Since South Sudan’s turbulent birth in July last year, the state has been faced with a constant succession of crises, threatening its very stability.
On-going disputes over its border with the North have seen air and ground attacks by Omar al-Bashir’s troops, causing widespread death and displacement whilst raising the spectre of a new war. Meanwhile splits within the ruling Sudan People’s Liberation Movement (SPLM) have resulted in serious violence; in one case militia loyal to George Athor, a former Southern General with possible Northern backing, ruthlessly slaughtered hundreds of civilians before he was tracked down and killed.
However, such challenges may be overshadowed in both human cost and the level of threat to South Sudan’s future by the turmoil now engulfing the Eastern state of Jonglei; where a long-running dispute over cattle rustling is rapidly escalating into the most brutal of civil conflicts.
Since the end of the Sudanese Civil War in 2005, members of the Murle and Lou-Nuer tribes have frequently clashed over thefts of livestock and associated abuses including kidnapping and sexual violence.
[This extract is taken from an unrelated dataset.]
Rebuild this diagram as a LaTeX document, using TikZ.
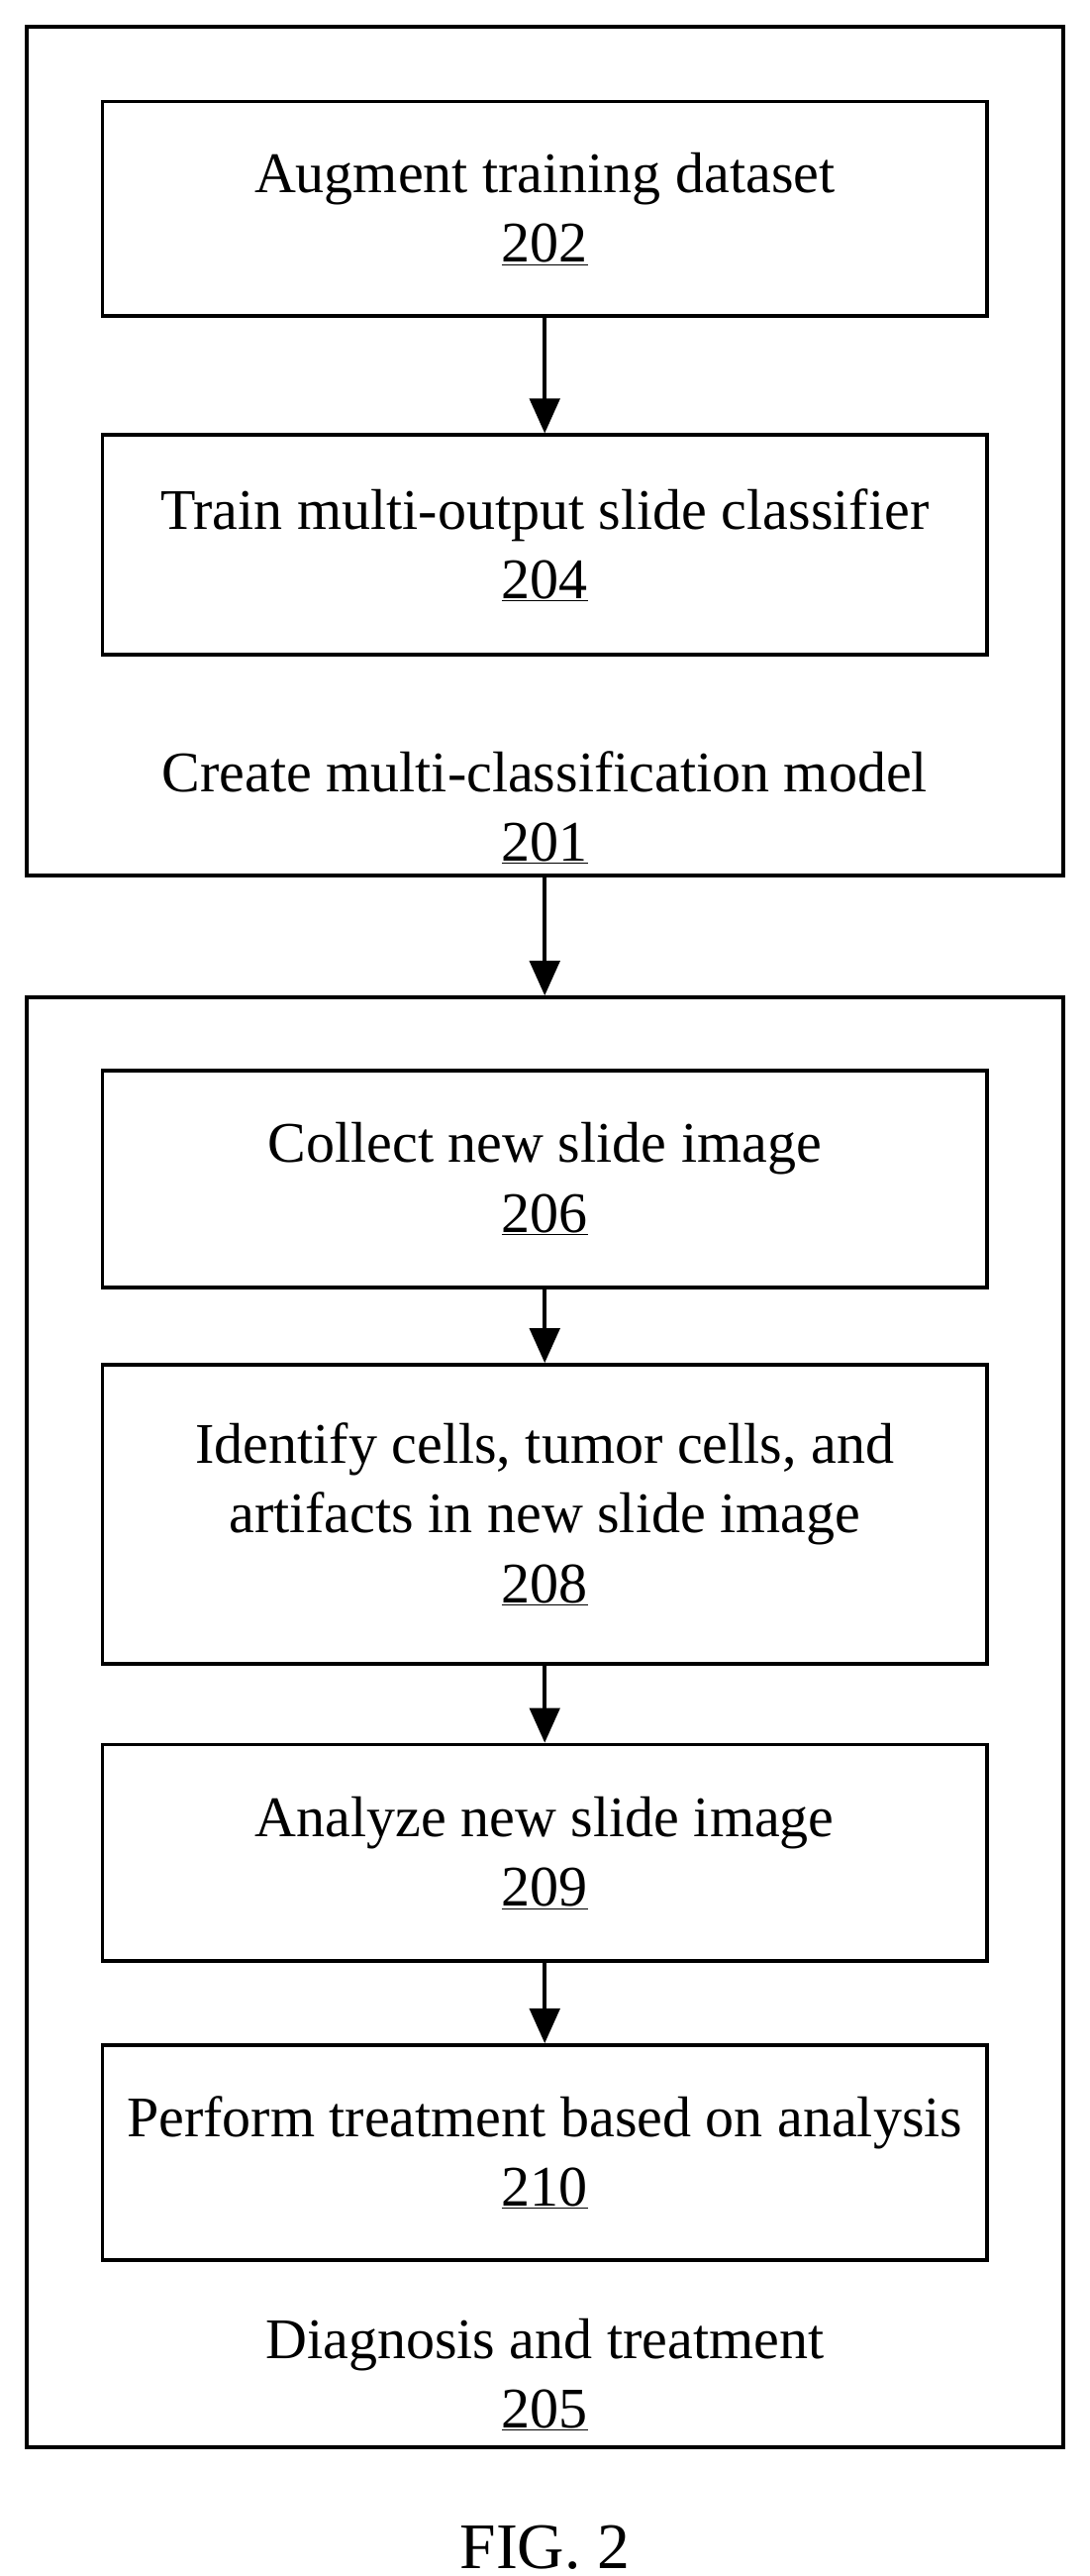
\documentclass[tikz,border=0pt]{standalone}
\usepackage{fontspec}
\setmainfont{Liberation Serif}
\usetikzlibrary{arrows.meta}
\begin{document}
\begin{tikzpicture}[x=0.05cm, y=-0.05cm]
  \tikzset{every node/.style={font=\fontsize{49.5}{60}\selectfont, align=center}}
  \tikzset{stepbox/.style={draw, line width=3.2pt, minimum width=26.8cm, inner sep=0pt}}
  \tikzset{flow/.style={-{Triangle[length=30pt,width=26pt]}, line width=3.2pt}}
  \useasboundingbox (0,0) rectangle (660,1560);
  % outer boxes
  \node[stepbox, minimum width=31.4cm, minimum height=25.7cm] (g1) at (330,273) {};
  \node[stepbox, minimum width=31.4cm, minimum height=43.9cm] (g2) at (330,1043) {};
  % steps
  \node[stepbox, minimum height=6.5cm] (s202) at (330,126.5) {Augment training dataset\\\underline{202}};
  \node[stepbox, minimum height=6.65cm] (s204) at (330,330) {Train multi-output slide classifier\\\underline{204}};
  \node (l201) at (330,489) {Create multi-classification model\\\underline{201}};
  \node[stepbox, minimum height=6.55cm] (s206) at (330,714) {Collect new slide image\\\underline{206}};
  \node[stepbox, minimum height=9.05cm] (s208) at (330,917) {Identify cells, tumor cells, and\\artifacts in new slide image\\\underline{208}};
  \node[stepbox, minimum height=6.55cm] (s209) at (330,1122) {Analyze new slide image\\\underline{209}};
  \node[stepbox, minimum height=6.5cm] (s210) at (330,1303.5) {Perform treatment based on analysis\\\underline{210}};
  \node (l205) at (330,1438) {Diagnosis and treatment\\\underline{205}};
  \node[font=\fontsize{56}{64}\selectfont] (fig) at (330,1543) {FIG. 2};
  % arrows
  \draw[flow] (s202) -- (s204);
  \draw[flow] (g1) -- (g2);
  \draw[flow] (s206) -- (s208);
  \draw[flow] (s208) -- (s209);
  \draw[flow] (s209) -- (s210);
\end{tikzpicture}
\end{document}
Yet huge raids by Murle militias last August set in motion an unprecedentedly rapid upshot of attacks and reprisals, that have so far left over one thousand dead and sixty-three thousand displaced.
In recent weeks Lou-Nuer troops have launched a fierce push back into Murle territory, that has seen the town of Lukangol razed to the ground and scores of civilians killed. Thousands of men, women and children are now hiding in the bush as the militias continue to advance through conurbations toward the town of Pibor; burning houses, killing residents and seizing livestock. In a particularly ominous development, the local Medicins Sans Frontiers clinic –solely dedicated to providing humanitarian medical aid- has been overrun; its staff remain unaccounted for.
In what could quickly transpire to be a perfect storm, the attacks are gathering momentum due to the vast amount of accessible weapons and ammunition left over from the civil war. And though no one is yet referring to ethnic cleansing or genocide, at least one of the Lou-Nuer groups involved in the offensive has pledged to “wipe out the entire Murle tribe.”
The need to urgently bring the situation under control is clear; however the South Sudanese army remains under-trained and overstretched, whilst the UN Peacekeepers are thinly spread and, as always, restrained by the strict conditions of their mandate. Their chances of success in halting the violence are far guaranteed – but the consequences of their failure, for South Sudan and its people, are too dire to comprehend.